Experts: New Eli Lilly CEO Tasked With Continuing Success

David Ricks, left, will take over for retiring CEO John Lechleiter, right, in January. - Photos courtesy Eli Lilly and Co.

David Ricks, left, will take over for retiring CEO John Lechleiter, right, in January.

Photos courtesy Eli Lilly and Co.

Indianapolis-based pharmaceutical giant Eli Lilly will have a new CEO in January.

Lilly's retiring chief, John Lechleiter, led the company to new prosperity during his eight-year tenure -- and his replacement, David Ricks, will have the challenge of keeping that going, according to experts like Indiana University corporate leadership professor Ken Wendeln.

"I would guess that David Ricks has a challenge in ... keeping the high and the positive going, and delivering on the results that Lilly has put forth to the investment community that it's going to be able to go forward with," Wendeln said.

Plus, he said, Ricks will have to usher in Lilly's next signature products -- either through internal innovation, or external acquisitions.

IU corporate strategy professor Todd Saxton said the company will need both of those to stay competitive, since regulatory approvals for the promising drugs Lilly does have in the pipeline will take years.
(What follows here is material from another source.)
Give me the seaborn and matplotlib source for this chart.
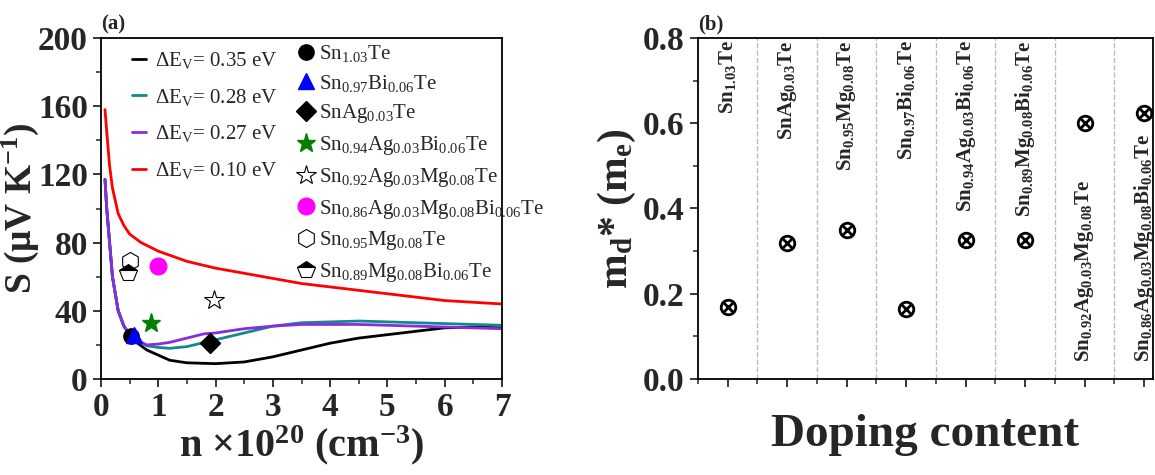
import matplotlib
matplotlib.use("Agg")
import matplotlib.pyplot as plt
import seaborn as sns
import pandas as pd
import numpy as np
from matplotlib.ticker import MultipleLocator

sns.set_style("ticks")
plt.rcParams['font.family'] = ['Liberation Serif', 'DejaVu Serif']
plt.rcParams['mathtext.fontset'] = 'custom'
plt.rcParams['mathtext.rm'] = 'Liberation Serif'
plt.rcParams['mathtext.it'] = 'Liberation Serif:italic'
plt.rcParams['mathtext.bf'] = 'Liberation Serif:bold'

# ---- panel (a) curves ----
x_black = [0.07,0.1,0.2,0.3,0.4,0.5,0.6,0.8,1.0,1.2,1.5,2.0,2.5,3.0,3.5,4.0,4.5,5.0,5.5,6.0,6.5,7.0]
y_black = [117,100,60,40,31,26,22,17,14,11,9.5,9,10,13,17,21,24,26,28,30,30.5,30]
x_teal = [0.07,0.1,0.2,0.3,0.4,0.5,0.6,0.8,1.0,1.2,1.5,2.0,2.5,3.0,3.5,4.0,4.5,5.0,5.5,6.0,6.5,7.0]
y_teal = [117,100,60,40,31,26,23,19.5,18.5,18,19,23,27,31,33,33.5,34,33.5,33,32.5,32,31.5]
x_purple = [0.07,0.1,0.2,0.3,0.4,0.5,0.6,0.8,1.0,1.2,1.5,1.8,2.0,2.5,3.0,3.5,4.0,4.5,5.0,5.5,6.0,6.5,7.0]
y_purple = [117,100,60,40,31,26,23,20,20.5,21.5,24,26.5,27,29.5,31,32,32,32,31.5,31,30.5,30,29.5]
x_red = [0.07,0.1,0.15,0.2,0.3,0.4,0.5,0.7,1.0,1.5,2.0,2.5,3.0,3.5,4.0,4.5,5.0,5.5,6.0,6.5,7.0]
y_red = [158,145,125,112,97,90,85,80,75,69,65,62,59,56,54,52,50,48,46,45,44]
curve_labels = [r'$\Delta$E$_\mathregular{V}$= 0.35 eV', r'$\Delta$E$_\mathregular{V}$= 0.28 eV',
                r'$\Delta$E$_\mathregular{V}$= 0.27 eV', r'$\Delta$E$_\mathregular{V}$= 0.10 eV']
curve_colors = ['black', '#108a8a', '#8a2be2', 'red']

# ---- panel (a) samples ----
sample_names = [r'Sn$_{1.03}$Te', r'Sn$_{0.97}$Bi$_{0.06}$Te', r'SnAg$_{0.03}$Te',
                r'Sn$_{0.94}$Ag$_{0.03}$Bi$_{0.06}$Te', r'Sn$_{0.92}$Ag$_{0.03}$Mg$_{0.08}$Te',
                r'Sn$_{0.86}$Ag$_{0.03}$Mg$_{0.08}$Bi$_{0.06}$Te', r'Sn$_{0.95}$Mg$_{0.08}$Te',
                r'Sn$_{0.89}$Mg$_{0.08}$Bi$_{0.06}$Te']
sample_n = [0.52, 0.58, 1.9, 0.88, 1.98, 1.0, 0.5, 0.48]
sample_S = [25, 26, 21, 33, 46.5, 66, 69, 62]

# ---- panel (b) ----
b_labels = [r'$\mathbf{Sn_{1.03}Te}$', r'$\mathbf{SnAg_{0.03}Te}$', r'$\mathbf{Sn_{0.95}Mg_{0.08}Te}$',
            r'$\mathbf{Sn_{0.97}Bi_{0.06}Te}$', r'$\mathbf{Sn_{0.94}Ag_{0.03}Bi_{0.06}Te}$',
            r'$\mathbf{Sn_{0.89}Mg_{0.08}Bi_{0.06}Te}$', r'$\mathbf{Sn_{0.92}Ag_{0.03}Mg_{0.08}Te}$',
            r'$\mathbf{Sn_{0.86}Ag_{0.03}Mg_{0.08}Bi_{0.06}Te}$']
b_values = [0.17, 0.32, 0.35, 0.165, 0.325, 0.325, 0.60, 0.625]

fig = plt.figure(figsize=(11.55, 4.75), dpi=100)
ax1 = fig.add_axes([101/1155, 1-379/475, 401/1155, 341/475])
ax2 = fig.add_axes([698/1155, 1-379/475, 455/1155, 341/475])

for xs, ys, lab, c in zip([x_black, x_teal, x_purple, x_red], [y_black, y_teal, y_purple, y_red],
                          curve_labels, curve_colors):
    sns.lineplot(x=xs, y=ys, ax=ax1, color=c, lw=2, label=lab, sort=False, estimator=None)

styles = [dict(marker='o', color='black', ms=11, ls='none'),
          dict(marker='^', color='blue', ms=12, ls='none'),
          dict(marker='D', color='black', ms=10, ls='none'),
          dict(marker='*', color='green', ms=14, ls='none'),
          dict(marker='*', mfc='white', mec='black', ms=15, mew=0.8, ls='none'),
          dict(marker='o', color='magenta', ms=12, ls='none'),
          dict(marker='h', mfc='white', mec='black', ms=13, mew=0.8, ls='none'),
          dict(marker='p', mfc='black', mfcalt='white', fillstyle='top', mec='black', ms=13, mew=0.8, ls='none')]
handles = []
for xv, yv, st in zip(sample_n, sample_S, styles):
    h, = ax1.plot([xv], [yv], zorder=5, **st)
    handles.append(h)
leg1 = ax1.legend(loc='upper left', bbox_to_anchor=(0.03, 1.02), frameon=False, fontsize=15,
                  handlelength=0.7, handletextpad=0.4, labelspacing=0.75)
ax1.add_artist(leg1)
ax1.legend(handles, sample_names, loc='upper left', bbox_to_anchor=(0.47, 1.01), frameon=False,
           fontsize=15, handlelength=0.8, handletextpad=0.2, labelspacing=0.42, borderaxespad=0)

ax1.set_xlim(0, 7)
ax1.set_ylim(0, 200)
ax1.xaxis.set_major_locator(MultipleLocator(1))
ax1.xaxis.set_minor_locator(MultipleLocator(0.5))
ax1.yaxis.set_major_locator(MultipleLocator(40))
ax1.yaxis.set_minor_locator(MultipleLocator(20))
ax1.set_xlabel(r'n $\mathbf{\times}$10$^\mathbf{20}$ (cm$^\mathbf{-3}$)', fontsize=29, fontweight='bold', labelpad=0)
ax1.set_ylabel(r'S ($\mathbf{\mu}$V K$^\mathbf{-1}$)', fontsize=27, fontweight='bold', labelpad=-2)
ax1.text(0.0, 1.01, '(a)', transform=ax1.transAxes, fontsize=15, fontweight='bold', va='bottom', ha='left')

pos = list(range(len(b_values)))
sns.scatterplot(x=pos, y=b_values, ax=ax2, marker='o', s=110, facecolor='white', edgecolor='black',
                linewidth=2, zorder=4)
sns.scatterplot(x=pos, y=b_values, ax=ax2, marker='x', s=45, color='black', linewidth=2, zorder=5)
for i, lab in enumerate(b_labels):
    if i < 6:
        ax2.text(i, 0.795, lab, rotation=90, ha='center', va='top', fontsize=15)
    else:
        ax2.text(i, 0.04, lab, rotation=90, ha='center', va='bottom', fontsize=15)
for i in range(len(b_values) - 1):
    ax2.axvline(i + 0.5, color='#bbbbbb', ls='--', lw=1, zorder=1)
ax2.set_xlim(-0.5, 7.15)
ax2.set_ylim(0, 0.8)
ax2.set_xticks(pos)
ax2.set_xticks([i + 0.5 for i in range(-1, 7)], minor=True)
ax2.set_xticklabels([])
ax2.yaxis.set_major_locator(MultipleLocator(0.2))
ax2.yaxis.set_minor_locator(MultipleLocator(0.1))
ax2.yaxis.set_major_formatter(matplotlib.ticker.FormatStrFormatter('%.1f'))
ax2.set_xlabel('Doping content', fontsize=34, fontweight='bold', labelpad=16)
ax2.set_ylabel(r'm$_\mathregular{d}$* (m$_\mathregular{e}$)', fontsize=30, fontweight='bold', labelpad=4)
ax2.text(0.0, 1.01, '(b)', transform=ax2.transAxes, fontsize=15, fontweight='bold', va='bottom', ha='left')

for ax in (ax1, ax2):
    for sp in ax.spines.values():
        sp.set_linewidth(1.3)
        sp.set_color('black')
    ax.tick_params(which='major', direction='out', length=6, width=1.3, labelsize=24)
    ax.tick_params(which='minor', direction='out', length=3.5, width=1.1)
    for t in ax.get_yticklabels() + ax.get_xticklabels():
        t.set_fontweight('bold')

fig.savefig('out.png', dpi=100)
Lilly has been a major player in diabetes care since commercializing insulin in the 1920s. It also originated the antidepressant Prozac and the anti-addiction drug Methadone.

And it owns the patent on the erectile dysfunction drug Cialis, which Lilly created with a biotech company it later bought.

"It's a challenge to balance that internal development with external partnering to show sources of future growth," Saxton said. "I think that's something that Dave [Ricks] will be very well suited to continue."

Ricks has deep ties to Indiana, and has been with Lilly for 20 years. He currently leads Lilly's biomedicine division, after experience with the company’s operations in China and Canada.

Saxton said he'll need it, as Lilly faces increasing competition and demand for generics and other forms of medicine abroad.